Superior High-Temperature Capacitive Energy Storage Performance Enabled by In Situ Grown Nanodots in Polymer Nanocomposites

Abstract

High-temperature electrostatic capacitors are essential for advanced power electronics and energy systems, yet most polymer dielectrics suffer from severe conduction loss and premature failure under coupled thermal and electrical stress. Here, we report a nanoconfinement strategy that enables the in situ growth of ultrasmall inorganic nanodots uniformly embedded within high-temperature polymers. These nanodots simultaneously enhance the dielectric constant and breakdown strength, while introducing abundant interfacial deep traps that suppress charge transport by shortening hopping distance and increasing activation energy.

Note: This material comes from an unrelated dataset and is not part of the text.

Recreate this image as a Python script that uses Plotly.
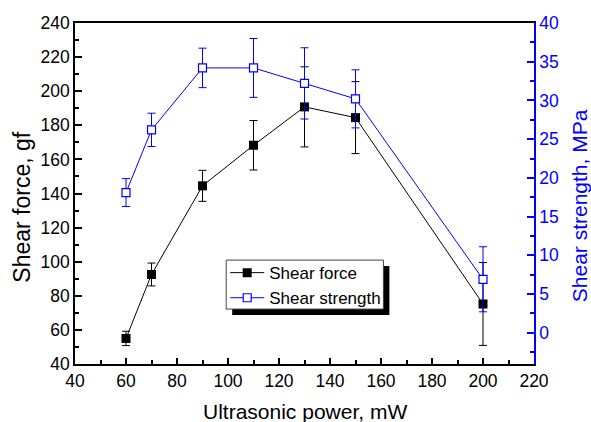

As a result, the optimized nanocomposite achieves state-of-the-art discharged energy densities of 7.03 J cm⁻³ at 200 °C and 3.40 J cm⁻³ at 250 °C with efficiencies exceeding 90%, and maintains stable operation over 50,000 charge–discharge cycles at 200 °C. Moreover, the scalable fabrication of large-area, defect-free films underscores its strong potential for practical application. Overall, this work establishes a robust design paradigm for polymer dielectrics with suppressed high‐temperature conduction and ultrastable capacitive energy storage performance, offering a pathway toward compact and reliable capacitors for extreme-environment deployment.